→ Recorded information:
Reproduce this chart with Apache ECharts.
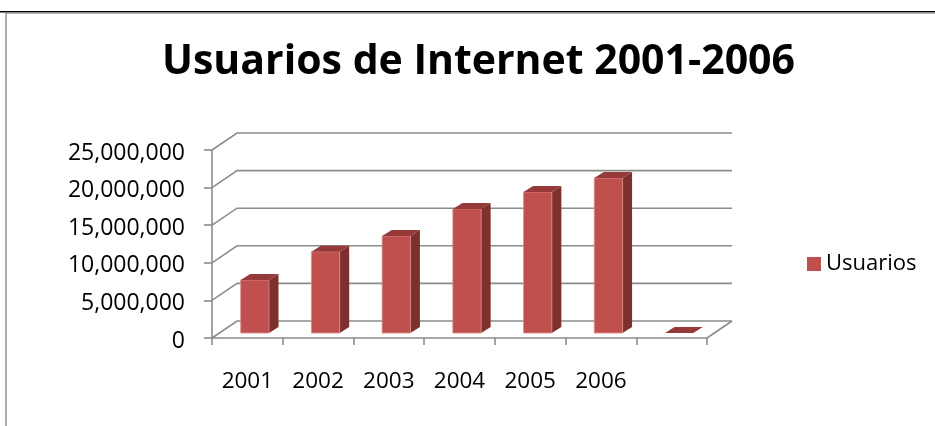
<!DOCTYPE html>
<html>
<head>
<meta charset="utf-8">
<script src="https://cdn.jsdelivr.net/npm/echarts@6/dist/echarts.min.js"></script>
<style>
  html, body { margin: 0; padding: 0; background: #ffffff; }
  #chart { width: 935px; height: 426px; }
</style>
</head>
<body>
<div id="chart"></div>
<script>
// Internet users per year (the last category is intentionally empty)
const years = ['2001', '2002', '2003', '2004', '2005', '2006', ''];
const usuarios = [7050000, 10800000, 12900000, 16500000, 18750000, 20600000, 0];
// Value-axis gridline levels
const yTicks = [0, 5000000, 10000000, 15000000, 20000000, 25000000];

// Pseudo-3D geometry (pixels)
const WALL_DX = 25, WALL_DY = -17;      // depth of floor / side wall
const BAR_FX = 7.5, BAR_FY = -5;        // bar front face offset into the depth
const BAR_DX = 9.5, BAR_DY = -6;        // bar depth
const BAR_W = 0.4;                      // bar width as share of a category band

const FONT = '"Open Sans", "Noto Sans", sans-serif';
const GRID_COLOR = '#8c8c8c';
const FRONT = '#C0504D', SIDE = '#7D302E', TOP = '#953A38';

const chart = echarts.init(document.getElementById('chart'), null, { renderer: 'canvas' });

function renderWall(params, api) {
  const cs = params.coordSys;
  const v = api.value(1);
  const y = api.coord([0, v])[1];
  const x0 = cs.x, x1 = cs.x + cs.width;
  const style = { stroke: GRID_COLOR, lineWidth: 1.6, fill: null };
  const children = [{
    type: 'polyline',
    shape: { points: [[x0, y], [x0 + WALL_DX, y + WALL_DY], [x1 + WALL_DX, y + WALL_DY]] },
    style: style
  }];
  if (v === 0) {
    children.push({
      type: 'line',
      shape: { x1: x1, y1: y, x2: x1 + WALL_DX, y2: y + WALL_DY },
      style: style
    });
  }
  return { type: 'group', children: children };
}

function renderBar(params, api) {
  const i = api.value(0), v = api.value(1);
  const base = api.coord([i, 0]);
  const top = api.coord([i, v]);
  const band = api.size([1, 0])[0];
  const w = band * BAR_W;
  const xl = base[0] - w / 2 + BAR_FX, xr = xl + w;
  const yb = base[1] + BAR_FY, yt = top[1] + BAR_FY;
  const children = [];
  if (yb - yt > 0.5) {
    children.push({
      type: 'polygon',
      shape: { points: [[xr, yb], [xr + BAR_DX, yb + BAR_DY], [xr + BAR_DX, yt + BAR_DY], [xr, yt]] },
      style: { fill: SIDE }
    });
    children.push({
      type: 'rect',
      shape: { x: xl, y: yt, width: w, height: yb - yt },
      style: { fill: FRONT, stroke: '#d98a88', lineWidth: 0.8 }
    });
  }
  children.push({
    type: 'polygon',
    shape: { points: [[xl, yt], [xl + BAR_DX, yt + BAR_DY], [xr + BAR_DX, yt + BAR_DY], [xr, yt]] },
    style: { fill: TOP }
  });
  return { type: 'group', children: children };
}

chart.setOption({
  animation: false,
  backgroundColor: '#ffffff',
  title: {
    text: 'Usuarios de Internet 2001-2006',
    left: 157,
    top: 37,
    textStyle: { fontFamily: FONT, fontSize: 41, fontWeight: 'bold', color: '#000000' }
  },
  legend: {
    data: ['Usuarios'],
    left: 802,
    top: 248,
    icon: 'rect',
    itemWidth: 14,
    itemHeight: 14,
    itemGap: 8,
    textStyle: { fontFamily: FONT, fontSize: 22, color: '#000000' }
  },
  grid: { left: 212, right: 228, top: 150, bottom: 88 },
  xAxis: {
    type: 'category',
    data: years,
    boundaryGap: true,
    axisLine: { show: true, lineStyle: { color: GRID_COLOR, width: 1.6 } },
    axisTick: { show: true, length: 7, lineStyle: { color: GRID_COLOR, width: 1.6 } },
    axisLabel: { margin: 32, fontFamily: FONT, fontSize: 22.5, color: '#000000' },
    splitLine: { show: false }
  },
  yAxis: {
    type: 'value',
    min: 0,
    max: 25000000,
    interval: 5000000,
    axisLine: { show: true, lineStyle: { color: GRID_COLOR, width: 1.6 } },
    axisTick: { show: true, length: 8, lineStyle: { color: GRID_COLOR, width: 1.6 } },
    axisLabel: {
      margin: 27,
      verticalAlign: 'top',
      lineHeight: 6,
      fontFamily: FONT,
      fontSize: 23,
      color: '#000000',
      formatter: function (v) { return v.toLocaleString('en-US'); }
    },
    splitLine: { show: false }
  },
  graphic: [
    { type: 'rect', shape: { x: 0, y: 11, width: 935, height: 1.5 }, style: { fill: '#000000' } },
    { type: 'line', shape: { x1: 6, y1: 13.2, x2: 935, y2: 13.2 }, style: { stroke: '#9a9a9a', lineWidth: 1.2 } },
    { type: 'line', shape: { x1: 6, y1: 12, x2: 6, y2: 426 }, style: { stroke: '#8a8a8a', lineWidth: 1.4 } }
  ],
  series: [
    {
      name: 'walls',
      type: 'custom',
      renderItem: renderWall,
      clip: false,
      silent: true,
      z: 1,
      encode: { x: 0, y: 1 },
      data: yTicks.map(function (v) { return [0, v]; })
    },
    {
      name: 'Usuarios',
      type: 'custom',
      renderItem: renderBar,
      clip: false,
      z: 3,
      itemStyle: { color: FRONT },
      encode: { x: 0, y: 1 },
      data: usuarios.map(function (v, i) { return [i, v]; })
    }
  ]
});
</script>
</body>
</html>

→ What to produce:
Repeat the data exactly, dropping every picture it holds.

→ Written reply:
Reproduce this chart with Apache ECharts.
<!DOCTYPE html>
<html>
<head>
<meta charset="utf-8">
<script src="https://cdn.jsdelivr.net/npm/echarts@6/dist/echarts.min.js"></script>
<style>
  html, body { margin: 0; padding: 0; background: #ffffff; }
  #chart { width: 935px; height: 426px; }
</style>
</head>
<body>
<div id="chart"></div>
<script>
// Internet users per year (the last category is intentionally empty)
const years = ['2001', '2002', '2003', '2004', '2005', '2006', ''];
const usuarios = [7050000, 10800000, 12900000, 16500000, 18750000, 20600000, 0];
// Value-axis gridline levels
const yTicks = [0, 5000000, 10000000, 15000000, 20000000, 25000000];

// Pseudo-3D geometry (pixels)
const WALL_DX = 25, WALL_DY = -17;      // depth of floor / side wall
const BAR_FX = 7.5, BAR_FY = -5;        // bar front face offset into the depth
const BAR_DX = 9.5, BAR_DY = -6;        // bar depth
const BAR_W = 0.4;                      // bar width as share of a category band

const FONT = '"Open Sans", "Noto Sans", sans-serif';
const GRID_COLOR = '#8c8c8c';
const FRONT = '#C0504D', SIDE = '#7D302E', TOP = '#953A38';

const chart = echarts.init(document.getElementById('chart'), null, { renderer: 'canvas' });

function renderWall(params, api) {
  const cs = params.coordSys;
  const v = api.value(1);
  const y = api.coord([0, v])[1];
  const x0 = cs.x, x1 = cs.x + cs.width;
  const style = { stroke: GRID_COLOR, lineWidth: 1.6, fill: null };
  const children = [{
    type: 'polyline',
    shape: { points: [[x0, y], [x0 + WALL_DX, y + WALL_DY], [x1 + WALL_DX, y + WALL_DY]] },
    style: style
  }];
  if (v === 0) {
    children.push({
      type: 'line',
      shape: { x1: x1, y1: y, x2: x1 + WALL_DX, y2: y + WALL_DY },
      style: style
    });
  }
  return { type: 'group', children: children };
}

function renderBar(params, api) {
  const i = api.value(0), v = api.value(1);
  const base = api.coord([i, 0]);
  const top = api.coord([i, v]);
  const band = api.size([1, 0])[0];
  const w = band * BAR_W;
  const xl = base[0] - w / 2 + BAR_FX, xr = xl + w;
  const yb = base[1] + BAR_FY, yt = top[1] + BAR_FY;
  const children = [];
  if (yb - yt > 0.5) {
    children.push({
      type: 'polygon',
      shape: { points: [[xr, yb], [xr + BAR_DX, yb + BAR_DY], [xr + BAR_DX, yt + BAR_DY], [xr, yt]] },
      style: { fill: SIDE }
    });
    children.push({
      type: 'rect',
      shape: { x: xl, y: yt, width: w, height: yb - yt },
      style: { fill: FRONT, stroke: '#d98a88', lineWidth: 0.8 }
    });
  }
  children.push({
    type: 'polygon',
    shape: { points: [[xl, yt], [xl + BAR_DX, yt + BAR_DY], [xr + BAR_DX, yt + BAR_DY], [xr, yt]] },
    style: { fill: TOP }
  });
  return { type: 'group', children: children };
}

chart.setOption({
  animation: false,
  backgroundColor: '#ffffff',
  title: {
    text: 'Usuarios de Internet 2001-2006',
    left: 157,
    top: 37,
    textStyle: { fontFamily: FONT, fontSize: 41, fontWeight: 'bold', color: '#000000' }
  },
  legend: {
    data: ['Usuarios'],
    left: 802,
    top: 248,
    icon: 'rect',
    itemWidth: 14,
    itemHeight: 14,
    itemGap: 8,
    textStyle: { fontFamily: FONT, fontSize: 22, color: '#000000' }
  },
  grid: { left: 212, right: 228, top: 150, bottom: 88 },
  xAxis: {
    type: 'category',
    data: years,
    boundaryGap: true,
    axisLine: { show: true, lineStyle: { color: GRID_COLOR, width: 1.6 } },
    axisTick: { show: true, length: 7, lineStyle: { color: GRID_COLOR, width: 1.6 } },
    axisLabel: { margin: 32, fontFamily: FONT, fontSize: 22.5, color: '#000000' },
    splitLine: { show: false }
  },
  yAxis: {
    type: 'value',
    min: 0,
    max: 25000000,
    interval: 5000000,
    axisLine: { show: true, lineStyle: { color: GRID_COLOR, width: 1.6 } },
    axisTick: { show: true, length: 8, lineStyle: { color: GRID_COLOR, width: 1.6 } },
    axisLabel: {
      margin: 27,
      verticalAlign: 'top',
      lineHeight: 6,
      fontFamily: FONT,
      fontSize: 23,
      color: '#000000',
      formatter: function (v) { return v.toLocaleString('en-US'); }
    },
    splitLine: { show: false }
  },
  graphic: [
    { type: 'rect', shape: { x: 0, y: 11, width: 935, height: 1.5 }, style: { fill: '#000000' } },
    { type: 'line', shape: { x1: 6, y1: 13.2, x2: 935, y2: 13.2 }, style: { stroke: '#9a9a9a', lineWidth: 1.2 } },
    { type: 'line', shape: { x1: 6, y1: 12, x2: 6, y2: 426 }, style: { stroke: '#8a8a8a', lineWidth: 1.4 } }
  ],
  series: [
    {
      name: 'walls',
      type: 'custom',
      renderItem: renderWall,
      clip: false,
      silent: true,
      z: 1,
      encode: { x: 0, y: 1 },
      data: yTicks.map(function (v) { return [0, v]; })
    },
    {
      name: 'Usuarios',
      type: 'custom',
      renderItem: renderBar,
      clip: false,
      z: 3,
      itemStyle: { color: FRONT },
      encode: { x: 0, y: 1 },
      data: usuarios.map(function (v, i) { return [i, v]; })
    }
  ]
});
</script>
</body>
</html>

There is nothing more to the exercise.